I finished Twilight and will be working on the review today. I think this is the first young adult book I have read – or can remember reading. Holy schnickes, what a book! I’ve actually re-read several sections. Not that it could ever be considered adult content, but some of the scenes between Edward and Bella, were, well, uh…very steamy – but a good way. I am no prude, but sometimes I really think less is more, and the way Stephanie Meyers handles this love story, well her less is soooo much more!
About my plans today, and here is the part where I get real goosebumbs: I love reading essays. I also like writing them as I am inspired from time to time by ones I have read or by quotes that pop up from time to time on my Google home page. So today, I planned to catch up on a couple that I have been intending to read. Low and behold several other Saloners have mentioned doing the same. Hmm…great minds thinking alike? Hehe.
For me, I would like to read a couple and see what shakes loose in this ol’ noggin of mine:
“Beauty: When the Other Dancer is the Self” by Alice Walker
This essay derives from an experience Walker had as a child which left her with physical scar that turned out to go much deeper, as this excerpt clearly shows:
This comment of the doctor’s office terrifies me. But it is really how I look that bothers me most. Where the BB pellet struck there is a glob of whitish scar tissue, a hideous cataract, on my eye. Now when I stare at people – a favorite pastime, up to now – they will stare back. Not at the “cute” little girl, but at her scar. For six years I do not stare at anyone, because I do not raise my head.

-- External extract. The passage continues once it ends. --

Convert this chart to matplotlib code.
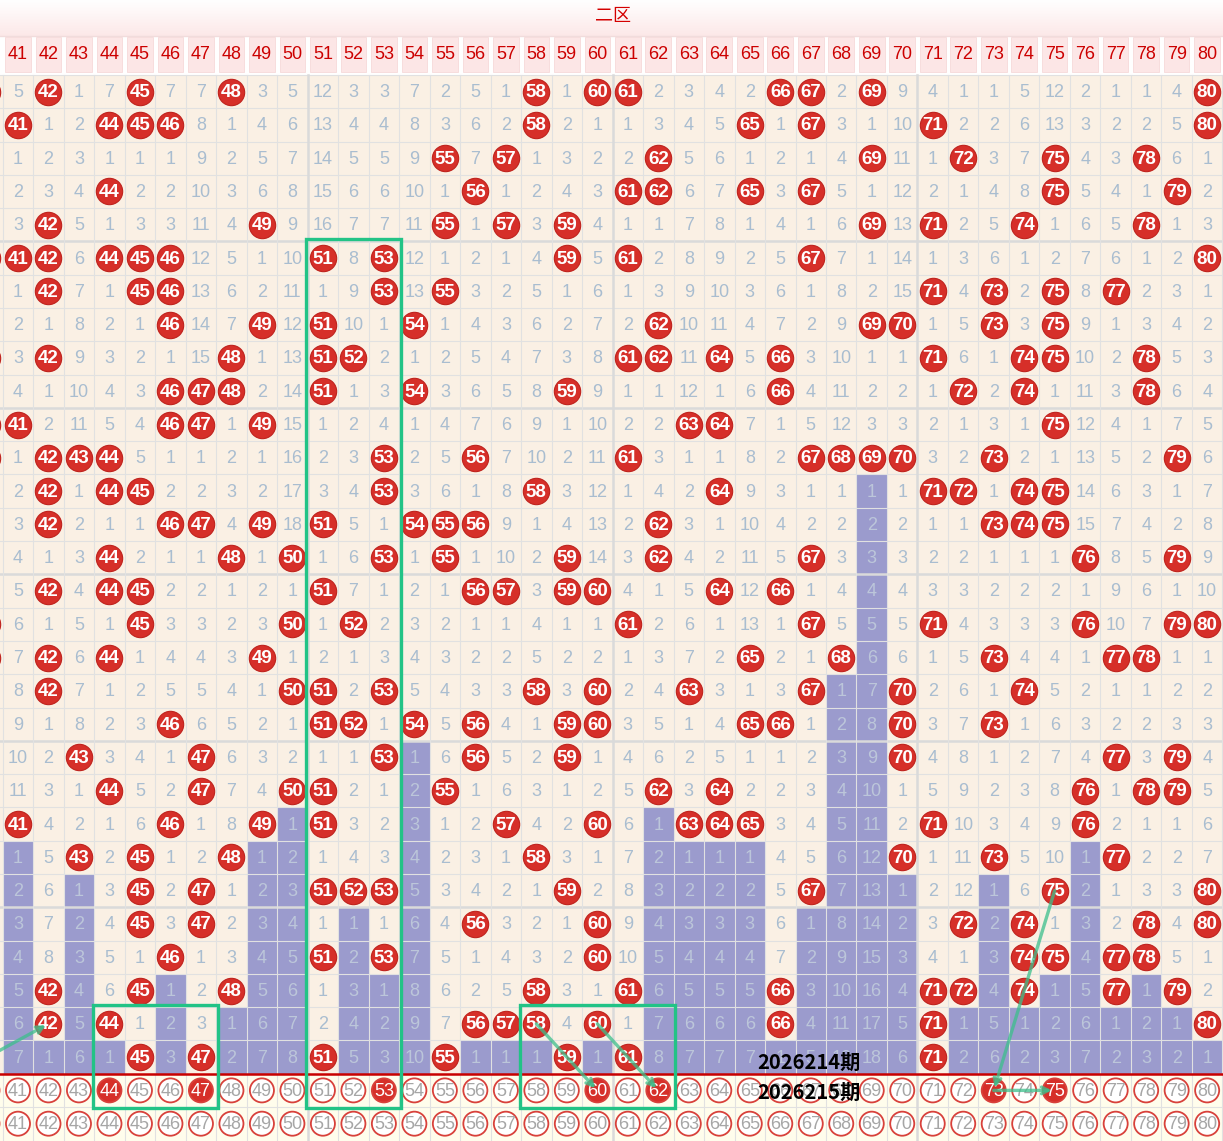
import numpy as np
import matplotlib.pyplot as plt
from matplotlib.patches import Rectangle

plt.rcParams['font.family'] = ['Liberation Sans', 'Noto Sans CJK SC', 'DejaVu Sans']

# ---------- data ----------
columns = list(range(41, 81))
zone_title = "二区"

# 0 = number drawn in that period (red ball), otherwise periods since last draw
miss_rows = [
    [5, 0, 1, 7, 0, 7, 7, 0, 3, 5, 12, 3, 3, 7, 2, 5, 1, 0, 1, 0, 0, 2, 3, 4, 2, 0, 0, 2, 0, 9, 4, 1, 1, 5, 12, 2, 1, 1, 4, 0],
    [0, 1, 2, 0, 0, 0, 8, 1, 4, 6, 13, 4, 4, 8, 3, 6, 2, 0, 2, 1, 1, 3, 4, 5, 0, 1, 0, 3, 1, 10, 0, 2, 2, 6, 13, 3, 2, 2, 5, 0],
    [1, 2, 3, 1, 1, 1, 9, 2, 5, 7, 14, 5, 5, 9, 0, 7, 0, 1, 3, 2, 2, 0, 5, 6, 1, 2, 1, 4, 0, 11, 1, 0, 3, 7, 0, 4, 3, 0, 6, 1],
    [2, 3, 4, 0, 2, 2, 10, 3, 6, 8, 15, 6, 6, 10, 1, 0, 1, 2, 4, 3, 0, 0, 6, 7, 0, 3, 0, 5, 1, 12, 2, 1, 4, 8, 0, 5, 4, 1, 0, 2],
    [3, 0, 5, 1, 3, 3, 11, 4, 0, 9, 16, 7, 7, 11, 0, 1, 0, 3, 0, 4, 1, 1, 7, 8, 1, 4, 1, 6, 0, 13, 0, 2, 5, 0, 1, 6, 5, 0, 1, 3],
    [0, 0, 6, 0, 0, 0, 12, 5, 1, 10, 0, 8, 0, 12, 1, 2, 1, 4, 0, 5, 0, 2, 8, 9, 2, 5, 0, 7, 1, 14, 1, 3, 6, 1, 2, 7, 6, 1, 2, 0],
    [1, 0, 7, 1, 0, 0, 13, 6, 2, 11, 1, 9, 0, 13, 0, 3, 2, 5, 1, 6, 1, 3, 9, 10, 3, 6, 1, 8, 2, 15, 0, 4, 0, 2, 0, 8, 0, 2, 3, 1],
    [2, 1, 8, 2, 1, 0, 14, 7, 0, 12, 0, 10, 1, 0, 1, 4, 3, 6, 2, 7, 2, 0, 10, 11, 4, 7, 2, 9, 0, 0, 1, 5, 0, 3, 0, 9, 1, 3, 4, 2],
    [3, 0, 9, 3, 2, 1, 15, 0, 1, 13, 0, 0, 2, 1, 2, 5, 4, 7, 3, 8, 0, 0, 11, 0, 5, 0, 3, 10, 1, 1, 0, 6, 1, 0, 0, 10, 2, 0, 5, 3],
    [4, 1, 10, 4, 3, 0, 0, 0, 2, 14, 0, 1, 3, 0, 3, 6, 5, 8, 0, 9, 1, 1, 12, 1, 6, 0, 4, 11, 2, 2, 1, 0, 2, 0, 1, 11, 3, 0, 6, 4],
    [0, 2, 11, 5, 4, 0, 0, 1, 0, 15, 1, 2, 4, 1, 4, 7, 6, 9, 1, 10, 2, 2, 0, 0, 7, 1, 5, 12, 3, 3, 2, 1, 3, 1, 0, 12, 4, 1, 7, 5],
    [1, 0, 0, 0, 5, 1, 1, 2, 1, 16, 2, 3, 0, 2, 5, 0, 7, 10, 2, 11, 0, 3, 1, 1, 8, 2, 0, 0, 0, 0, 3, 2, 0, 2, 1, 13, 5, 2, 0, 6],
    [2, 0, 1, 0, 0, 2, 2, 3, 2, 17, 3, 4, 0, 3, 6, 1, 8, 0, 3, 12, 1, 4, 2, 0, 9, 3, 1, 1, 1, 1, 0, 0, 1, 0, 0, 14, 6, 3, 1, 7],
    [3, 0, 2, 1, 1, 0, 0, 4, 0, 18, 0, 5, 1, 0, 0, 0, 9, 1, 4, 13, 2, 0, 3, 1, 10, 4, 2, 2, 2, 2, 1, 1, 0, 0, 0, 15, 7, 4, 2, 8],
    [4, 1, 3, 0, 2, 1, 1, 0, 1, 0, 1, 6, 0, 1, 0, 1, 10, 2, 0, 14, 3, 0, 4, 2, 11, 5, 0, 3, 3, 3, 2, 2, 1, 1, 1, 0, 8, 5, 0, 9],
    [5, 0, 4, 0, 0, 2, 2, 1, 2, 1, 0, 7, 1, 2, 1, 0, 0, 3, 0, 0, 4, 1, 5, 0, 12, 0, 1, 4, 4, 4, 3, 3, 2, 2, 2, 1, 9, 6, 1, 10],
    [6, 1, 5, 1, 0, 3, 3, 2, 3, 0, 1, 0, 2, 3, 2, 1, 1, 4, 1, 1, 0, 2, 6, 1, 13, 1, 0, 5, 5, 5, 0, 4, 3, 3, 3, 0, 10, 7, 0, 0],
    [7, 0, 6, 0, 1, 4, 4, 3, 0, 1, 2, 1, 3, 4, 3, 2, 2, 5, 2, 2, 1, 3, 7, 2, 0, 2, 1, 0, 6, 6, 1, 5, 0, 4, 4, 1, 0, 0, 1, 1],
    [8, 0, 7, 1, 2, 5, 5, 4, 1, 0, 0, 2, 0, 5, 4, 3, 3, 0, 3, 0, 2, 4, 0, 3, 1, 3, 0, 1, 7, 0, 2, 6, 1, 0, 5, 2, 1, 1, 2, 2],
    [9, 1, 8, 2, 3, 0, 6, 5, 2, 1, 0, 0, 1, 0, 5, 0, 4, 1, 0, 0, 3, 5, 1, 4, 0, 0, 1, 2, 8, 0, 3, 7, 0, 1, 6, 3, 2, 2, 3, 3],
    [10, 2, 0, 3, 4, 1, 0, 6, 3, 2, 1, 1, 0, 1, 6, 0, 5, 2, 0, 1, 4, 6, 2, 5, 1, 1, 2, 3, 9, 0, 4, 8, 1, 2, 7, 4, 0, 3, 0, 4],
    [11, 3, 1, 0, 5, 2, 0, 7, 4, 0, 0, 2, 1, 2, 0, 1, 6, 3, 1, 2, 5, 0, 3, 0, 2, 2, 3, 4, 10, 1, 5, 9, 2, 3, 8, 0, 1, 0, 0, 5],
    [0, 4, 2, 1, 6, 0, 1, 8, 0, 1, 0, 3, 2, 3, 1, 2, 0, 4, 2, 0, 6, 1, 0, 0, 0, 3, 4, 5, 11, 2, 0, 10, 3, 4, 9, 0, 2, 1, 1, 6],
    [1, 5, 0, 2, 0, 1, 2, 0, 1, 2, 1, 4, 3, 4, 2, 3, 1, 0, 3, 1, 7, 2, 1, 1, 1, 4, 5, 6, 12, 0, 1, 11, 0, 5, 10, 1, 0, 2, 2, 7],
    [2, 6, 1, 3, 0, 2, 0, 1, 2, 3, 0, 0, 0, 5, 3, 4, 2, 1, 0, 2, 8, 3, 2, 2, 2, 5, 0, 7, 13, 1, 2, 12, 1, 6, 0, 2, 1, 3, 3, 0],
    [3, 7, 2, 4, 0, 3, 0, 2, 3, 4, 1, 1, 1, 6, 4, 0, 3, 2, 1, 0, 9, 4, 3, 3, 3, 6, 1, 8, 14, 2, 3, 0, 2, 0, 1, 3, 2, 0, 4, 0],
    [4, 8, 3, 5, 1, 0, 1, 3, 4, 5, 0, 2, 0, 7, 5, 1, 4, 3, 2, 0, 10, 5, 4, 4, 4, 7, 2, 9, 15, 3, 4, 1, 3, 0, 0, 4, 0, 0, 5, 1],
    [5, 0, 4, 6, 0, 1, 2, 0, 5, 6, 1, 3, 1, 8, 6, 2, 5, 0, 3, 1, 0, 6, 5, 5, 5, 0, 3, 10, 16, 4, 0, 0, 4, 0, 1, 5, 0, 1, 0, 2],
    [6, 0, 5, 0, 1, 2, 3, 1, 6, 7, 2, 4, 2, 9, 7, 0, 0, 0, 4, 0, 1, 7, 6, 6, 6, 0, 4, 11, 17, 5, 0, 1, 5, 1, 2, 6, 1, 2, 1, 0],
    [7, 1, 6, 1, 0, 3, 0, 2, 7, 8, 0, 5, 3, 10, 0, 1, 1, 1, 0, 1, 0, 8, 7, 7, 7, 1, 5, 12, 18, 6, 0, 2, 6, 2, 3, 7, 2, 3, 2, 1],
]
col40_hits = [1, 6, 9, 11, 12, 17, 18]   # rows where the cut-off column 40 shows a ball
period_labels = ["2026214期", "2026215期"]
pick_numbers = [44, 47, 53, 60, 62, 73, 75]

# green marks: (first col, last col, first row, last row); row 31 = pick row
frames = [(51, 53, 6, 31), (44, 47, 29, 31), (58, 62, 29, 31)]
links = [((40, 30), (42, 29)), ((58, 29), (60, 31)), ((60, 29), (62, 31)),
         ((75, 25), (73, 31)), ((73, 31), (75, 31))]

# ---------- styles ----------
BG = '#FAF0E4'
GRID = '#E1E1E1'
MISS = '#A9BDD0'
MISS_ON_BAR = '#BCC6DA'
BAR = '#9B9BCD'
BALL = '#D62F29'
BALL_EDGE = '#BF221D'
GREEN = '#22C386'

data = np.array(miss_rows)
n_rows, n_cols = data.shape
pick_row = n_rows + 1
plain_row = n_rows + 2

fig = plt.figure(figsize=(12.23, 11.41), dpi=100)
ax = fig.add_axes([0, 0, 1, 1])

# header band gradient
grad = np.linspace(0, 1, 50)[:, None, None] * (np.array([0.99, 0.91, 0.91]) - 1) + 1
ax.imshow(grad, extent=(39.5, 81.5, -0.68, -1.75), aspect='auto', origin='upper', zorder=0)
ax.axhline(-0.68, color='#F1DCDC', lw=1, zorder=1)
ax.text(np.mean(columns), -1.25, zone_title, color='#D40000', fontsize=13,
        ha='center', va='center', zorder=5)

# header cells
for c in columns:
    ax.add_patch(Rectangle((c - 0.42, -0.645), 0.84, 1.05, fc='#FCE6E6', ec='#F6DADA',
                           lw=0.6, zorder=1))
    ax.text(c, -0.1, str(c), color='#CC0000', fontsize=13, ha='center', va='center', zorder=5)

# data area
ax.add_patch(Rectangle((39.5, 0.5), 42, n_rows, fc=BG, ec='none', zorder=0))
ax.add_patch(Rectangle((39.5, n_rows + 0.5), 42, 2.1, fc='#FFFDEC', ec='none', zorder=0))

# trailing misses (current omission) shown as bars
bar_cells = np.zeros_like(data, dtype=bool)
for j in range(n_cols):
    hits = np.where(data[:, j] == 0)[0]
    last = hits[-1] if len(hits) else -1
    bar_cells[last + 1:, j] = True
for i in range(n_rows):
    for j in range(n_cols):
        if bar_cells[i, j]:
            ax.add_patch(Rectangle((columns[j] - 0.5, i + 0.5), 1, 1, fc=BAR, ec='none', zorder=1))

# grid
for r in range(0, n_rows + 1):
    thick = r % 5 == 0 and 0 < r < n_rows
    ax.plot([39.5, 81.5], [r + 0.5, r + 0.5], color='#DADADA' if thick else GRID,
            lw=1.8 if thick else 0.8, zorder=2)
ax.plot([39.5, 81.5], [pick_row + 0.5, pick_row + 0.5], color=GRID, lw=0.8, zorder=2)
for c in [40] + columns:
    thick = c % 10 == 0 and 40 < c < 80
    ax.plot([c + 0.5, c + 0.5], [0.5, plain_row + 0.6], color='#DADADA' if thick else GRID,
            lw=1.8 if thick else 0.8, zorder=2)
ax.plot([39.5, 81.5], [n_rows + 0.5, n_rows + 0.5], color='#C80000', lw=1.8, zorder=3)

# balls and omission numbers
rows_idx, cols_idx = np.where(data == 0)
bx = [columns[j] for j in cols_idx]
by = rows_idx + 1
ax.scatter(bx, by, s=360, c=BALL, edgecolors=BALL_EDGE, linewidths=0.8, zorder=4)
ax.scatter([40] * len(col40_hits), col40_hits, s=360, c=BALL, edgecolors=BALL_EDGE,
           linewidths=0.8, zorder=4)
for i in range(n_rows):
    for j in range(n_cols):
        v = data[i, j]
        if v == 0:
            ax.text(columns[j], i + 1.03, str(columns[j]), color='white', fontsize=13.5,
                    fontweight='bold', ha='center', va='center', zorder=5)
        else:
            ax.text(columns[j], i + 1.03, str(v), color=MISS_ON_BAR if bar_cells[i, j] else MISS,
                    fontsize=13, ha='center', va='center', zorder=5)

# pick row and plain row of circled numbers
circ_cols = [40] + columns
for row in (pick_row, plain_row):
    filled = [c in pick_numbers and row == pick_row for c in circ_cols]
    ax.scatter(circ_cols, [row] * len(circ_cols), s=300,
               c=[BALL if f else 'white' for f in filled], edgecolors='#D8413B',
               linewidths=1.3, zorder=4)
    for c, f in zip(columns, filled[1:]):
        ax.text(c, row + 0.03, str(c), color='white' if f else '#A6A6A6', fontsize=13,
                ha='center', va='center', zorder=5)

# green frames and links
for c0, c1, r0, r1 in frames:
    ax.add_patch(Rectangle((c0 - 0.55, r0 - 0.56), c1 - c0 + 1.1, r1 - r0 + 1.1,
                           fc='none', ec=GREEN, lw=2.4, zorder=6))
for (c0, r0), (c1, r1) in links:
    ax.annotate('', xy=(c1, r1), xytext=(c0, r0),
                arrowprops=dict(arrowstyle='->', color='#3DBF8C', lw=2.4, alpha=0.75,
                                shrinkA=0, shrinkB=2, mutation_scale=12),
                zorder=6, annotation_clip=False)

# period labels
for k, lab in enumerate(period_labels):
    ax.text(66.95, n_rows + k + 0.15 - 0.1 * k, lab, color='black', fontsize=14.5,
            fontweight='bold', family=['Noto Sans CJK SC', 'DejaVu Sans'],
            ha='center', va='center', zorder=7)

ax.set_xlim(40.41, 80.52)
ax.set_ylim(32.52, -1.75)
ax.axis('off')
fig.savefig('out.png', dpi=100)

The essay continues, and shows how Walker gets to the point of realizing that she is not disfigured, but transfigured into a new and better person, especially on the inside. It is a beautiful essay, and for a breast cancer survivor such as myself, left with scars of my own to deal with, Walker’s words have a significance beyond what I can express here.
“Writing and Reading” by Richard Wright
This is not so much an essay as it is a lengthy excerpt from this autobiography Black Boy. This section chronicles how writing his first story affected his life and of those around him. Unfortunately it was not a very positive experience. Yet he persevered. It was through this experience that his resolve was tempered into a strong determination to succeed, even though it alienated him from family and friends. This excerpt also talks about how he discovered his love of reading and how it changes his life, as he is able discover new worlds, literally and figuratively. Along the way, he also speaks of the prejudice encountered as he strives to become the writer he intends to be, and to read those books that will help him get there:
I was building up in me a dream which the entire educational system of the South had been rigged to stifle. I was feeling the very thing that the state of Mississippi had spent millions of dollars to make sure that I would never feel; I was becoming aware of the thing that the Jim Crow laws had been drafter and passed to keep out of my consciousness; I was acting on impulses that southern senators in the nation’s capital had striven to keep out of Negro life; I was beginning to dream the dreams that the state had said were wrong, that the schools had said were taboo.
Looks like I do have a nice Sunday ahead of me, except for the fact it snowed last night and it is only supposed to make it up to 45 F, but here inside its cozy, I have my reading and of course, the NHL playoffs.